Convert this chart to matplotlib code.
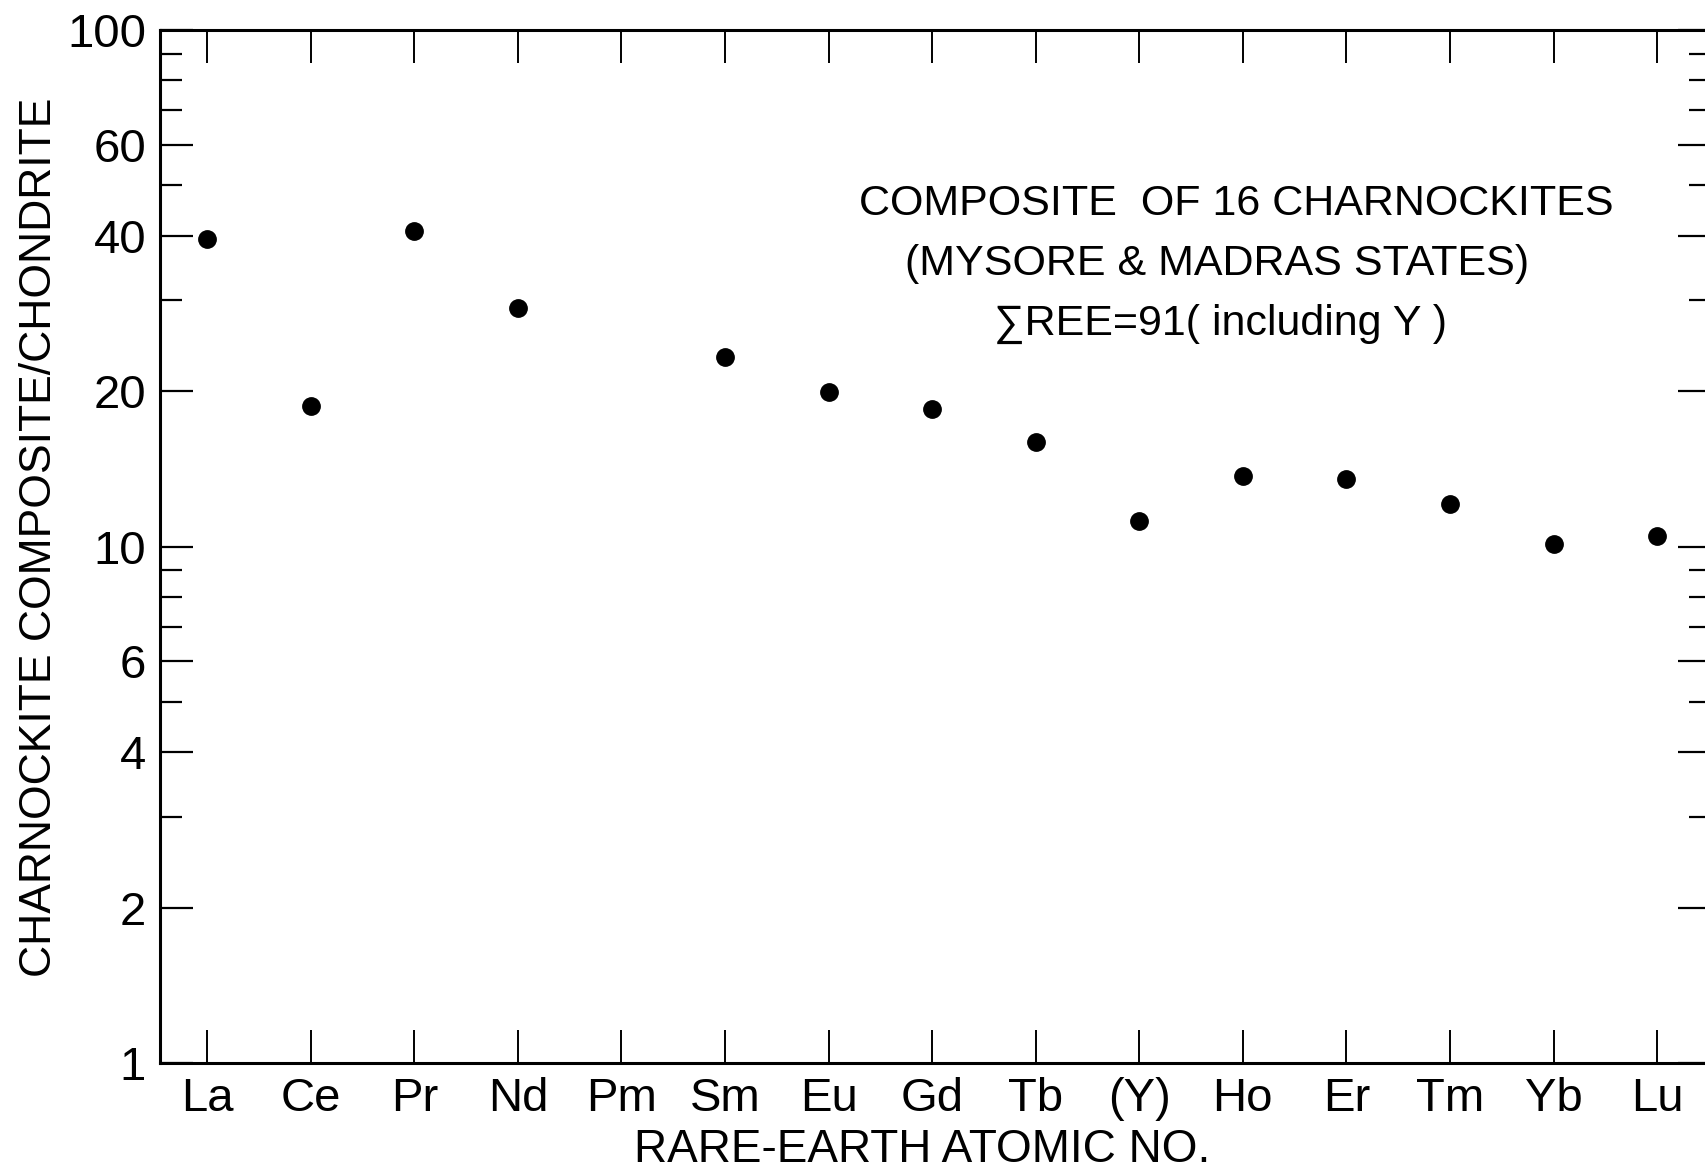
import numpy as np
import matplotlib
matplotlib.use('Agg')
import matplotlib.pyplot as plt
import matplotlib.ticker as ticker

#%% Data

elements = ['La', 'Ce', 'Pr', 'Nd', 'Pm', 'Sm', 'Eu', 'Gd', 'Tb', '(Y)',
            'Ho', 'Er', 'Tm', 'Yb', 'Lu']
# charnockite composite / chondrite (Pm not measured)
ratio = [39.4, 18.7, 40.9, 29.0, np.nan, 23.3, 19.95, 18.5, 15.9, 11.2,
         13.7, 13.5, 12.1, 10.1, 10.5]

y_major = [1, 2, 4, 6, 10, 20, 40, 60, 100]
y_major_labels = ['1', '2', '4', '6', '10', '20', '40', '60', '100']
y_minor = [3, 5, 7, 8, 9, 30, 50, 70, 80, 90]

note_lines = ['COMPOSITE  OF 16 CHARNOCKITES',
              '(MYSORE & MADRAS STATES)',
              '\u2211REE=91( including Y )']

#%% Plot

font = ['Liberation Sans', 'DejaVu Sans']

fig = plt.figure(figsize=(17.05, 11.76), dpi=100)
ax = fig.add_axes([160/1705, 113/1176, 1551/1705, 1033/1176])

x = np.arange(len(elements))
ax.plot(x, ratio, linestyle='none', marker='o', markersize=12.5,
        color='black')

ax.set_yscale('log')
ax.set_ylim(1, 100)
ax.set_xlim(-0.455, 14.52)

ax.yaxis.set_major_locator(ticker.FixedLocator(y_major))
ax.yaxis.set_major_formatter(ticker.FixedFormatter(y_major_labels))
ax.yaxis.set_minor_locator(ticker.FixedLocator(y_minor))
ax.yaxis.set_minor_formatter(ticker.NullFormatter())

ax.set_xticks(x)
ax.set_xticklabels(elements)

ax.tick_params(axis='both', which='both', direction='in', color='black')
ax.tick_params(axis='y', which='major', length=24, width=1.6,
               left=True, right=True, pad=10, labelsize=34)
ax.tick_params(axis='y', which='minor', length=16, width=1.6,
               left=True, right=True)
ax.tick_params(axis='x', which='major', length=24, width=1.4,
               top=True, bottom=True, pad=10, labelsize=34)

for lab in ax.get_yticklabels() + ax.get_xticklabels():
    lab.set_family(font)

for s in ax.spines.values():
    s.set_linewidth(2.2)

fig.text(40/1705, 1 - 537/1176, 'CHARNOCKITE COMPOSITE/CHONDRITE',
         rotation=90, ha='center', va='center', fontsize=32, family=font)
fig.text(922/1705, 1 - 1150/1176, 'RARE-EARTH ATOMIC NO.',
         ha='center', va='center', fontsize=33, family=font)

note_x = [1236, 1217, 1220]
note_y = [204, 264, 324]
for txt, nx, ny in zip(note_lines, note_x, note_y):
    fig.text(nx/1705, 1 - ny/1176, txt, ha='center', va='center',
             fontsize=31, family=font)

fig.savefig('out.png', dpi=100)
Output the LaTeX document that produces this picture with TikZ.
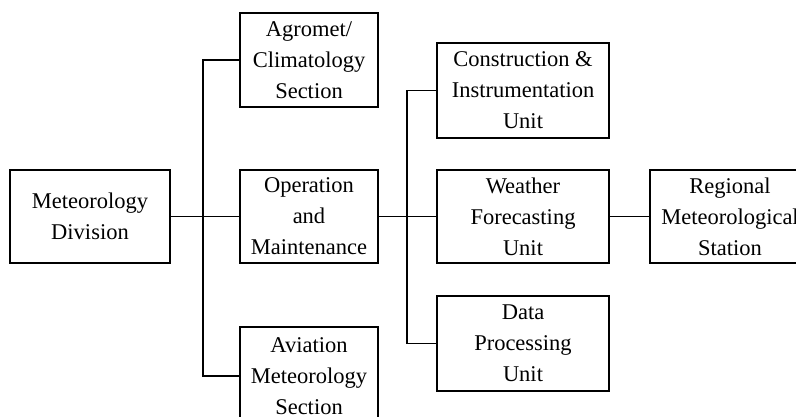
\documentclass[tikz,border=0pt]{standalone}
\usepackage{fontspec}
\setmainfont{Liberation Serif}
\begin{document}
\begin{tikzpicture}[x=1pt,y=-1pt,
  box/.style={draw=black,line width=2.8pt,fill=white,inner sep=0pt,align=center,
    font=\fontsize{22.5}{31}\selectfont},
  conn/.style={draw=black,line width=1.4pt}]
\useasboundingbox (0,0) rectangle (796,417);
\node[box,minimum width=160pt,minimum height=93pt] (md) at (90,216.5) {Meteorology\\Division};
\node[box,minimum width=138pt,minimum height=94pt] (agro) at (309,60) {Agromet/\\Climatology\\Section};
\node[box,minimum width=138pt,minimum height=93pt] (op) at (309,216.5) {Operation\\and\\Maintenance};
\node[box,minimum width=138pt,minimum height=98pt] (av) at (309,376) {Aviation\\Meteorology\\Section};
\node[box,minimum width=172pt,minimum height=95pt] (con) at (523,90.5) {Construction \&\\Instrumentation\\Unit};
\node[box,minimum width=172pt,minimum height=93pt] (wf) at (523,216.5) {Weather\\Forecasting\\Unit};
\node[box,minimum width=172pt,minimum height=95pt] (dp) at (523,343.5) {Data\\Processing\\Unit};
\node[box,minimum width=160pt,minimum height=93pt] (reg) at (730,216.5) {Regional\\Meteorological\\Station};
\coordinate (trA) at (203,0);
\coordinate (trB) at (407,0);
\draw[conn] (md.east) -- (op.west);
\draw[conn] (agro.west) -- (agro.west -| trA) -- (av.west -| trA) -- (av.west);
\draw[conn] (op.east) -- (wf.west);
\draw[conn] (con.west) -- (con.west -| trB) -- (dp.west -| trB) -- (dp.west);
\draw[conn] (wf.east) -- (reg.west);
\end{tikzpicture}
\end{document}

#####

### AIM
Please write out all of the material above without changing a word, and omit any pictures.

### COMPLETED TASK
Convert this chart to matplotlib code.
import numpy as np
import matplotlib
matplotlib.use('Agg')
import matplotlib.pyplot as plt
import matplotlib.ticker as ticker

#%% Data

elements = ['La', 'Ce', 'Pr', 'Nd', 'Pm', 'Sm', 'Eu', 'Gd', 'Tb', '(Y)',
            'Ho', 'Er', 'Tm', 'Yb', 'Lu']
# charnockite composite / chondrite (Pm not measured)
ratio = [39.4, 18.7, 40.9, 29.0, np.nan, 23.3, 19.95, 18.5, 15.9, 11.2,
         13.7, 13.5, 12.1, 10.1, 10.5]

y_major = [1, 2, 4, 6, 10, 20, 40, 60, 100]
y_major_labels = ['1', '2', '4', '6', '10', '20', '40', '60', '100']
y_minor = [3, 5, 7, 8, 9, 30, 50, 70, 80, 90]

note_lines = ['COMPOSITE  OF 16 CHARNOCKITES',
              '(MYSORE & MADRAS STATES)',
              '\u2211REE=91( including Y )']

#%% Plot

font = ['Liberation Sans', 'DejaVu Sans']

fig = plt.figure(figsize=(17.05, 11.76), dpi=100)
ax = fig.add_axes([160/1705, 113/1176, 1551/1705, 1033/1176])

x = np.arange(len(elements))
ax.plot(x, ratio, linestyle='none', marker='o', markersize=12.5,
        color='black')

ax.set_yscale('log')
ax.set_ylim(1, 100)
ax.set_xlim(-0.455, 14.52)

ax.yaxis.set_major_locator(ticker.FixedLocator(y_major))
ax.yaxis.set_major_formatter(ticker.FixedFormatter(y_major_labels))
ax.yaxis.set_minor_locator(ticker.FixedLocator(y_minor))
ax.yaxis.set_minor_formatter(ticker.NullFormatter())

ax.set_xticks(x)
ax.set_xticklabels(elements)

ax.tick_params(axis='both', which='both', direction='in', color='black')
ax.tick_params(axis='y', which='major', length=24, width=1.6,
               left=True, right=True, pad=10, labelsize=34)
ax.tick_params(axis='y', which='minor', length=16, width=1.6,
               left=True, right=True)
ax.tick_params(axis='x', which='major', length=24, width=1.4,
               top=True, bottom=True, pad=10, labelsize=34)

for lab in ax.get_yticklabels() + ax.get_xticklabels():
    lab.set_family(font)

for s in ax.spines.values():
    s.set_linewidth(2.2)

fig.text(40/1705, 1 - 537/1176, 'CHARNOCKITE COMPOSITE/CHONDRITE',
         rotation=90, ha='center', va='center', fontsize=32, family=font)
fig.text(922/1705, 1 - 1150/1176, 'RARE-EARTH ATOMIC NO.',
         ha='center', va='center', fontsize=33, family=font)

note_x = [1236, 1217, 1220]
note_y = [204, 264, 324]
for txt, nx, ny in zip(note_lines, note_x, note_y):
    fig.text(nx/1705, 1 - ny/1176, txt, ha='center', va='center',
             fontsize=31, family=font)

fig.savefig('out.png', dpi=100)
Output the LaTeX document that produces this picture with TikZ.
\documentclass[tikz,border=0pt]{standalone}
\usepackage{fontspec}
\setmainfont{Liberation Serif}
\begin{document}
\begin{tikzpicture}[x=1pt,y=-1pt,
  box/.style={draw=black,line width=2.8pt,fill=white,inner sep=0pt,align=center,
    font=\fontsize{22.5}{31}\selectfont},
  conn/.style={draw=black,line width=1.4pt}]
\useasboundingbox (0,0) rectangle (796,417);
\node[box,minimum width=160pt,minimum height=93pt] (md) at (90,216.5) {Meteorology\\Division};
\node[box,minimum width=138pt,minimum height=94pt] (agro) at (309,60) {Agromet/\\Climatology\\Section};
\node[box,minimum width=138pt,minimum height=93pt] (op) at (309,216.5) {Operation\\and\\Maintenance};
\node[box,minimum width=138pt,minimum height=98pt] (av) at (309,376) {Aviation\\Meteorology\\Section};
\node[box,minimum width=172pt,minimum height=95pt] (con) at (523,90.5) {Construction \&\\Instrumentation\\Unit};
\node[box,minimum width=172pt,minimum height=93pt] (wf) at (523,216.5) {Weather\\Forecasting\\Unit};
\node[box,minimum width=172pt,minimum height=95pt] (dp) at (523,343.5) {Data\\Processing\\Unit};
\node[box,minimum width=160pt,minimum height=93pt] (reg) at (730,216.5) {Regional\\Meteorological\\Station};
\coordinate (trA) at (203,0);
\coordinate (trB) at (407,0);
\draw[conn] (md.east) -- (op.west);
\draw[conn] (agro.west) -- (agro.west -| trA) -- (av.west -| trA) -- (av.west);
\draw[conn] (op.east) -- (wf.west);
\draw[conn] (con.west) -- (con.west -| trB) -- (dp.west -| trB) -- (dp.west);
\draw[conn] (wf.east) -- (reg.west);
\end{tikzpicture}
\end{document}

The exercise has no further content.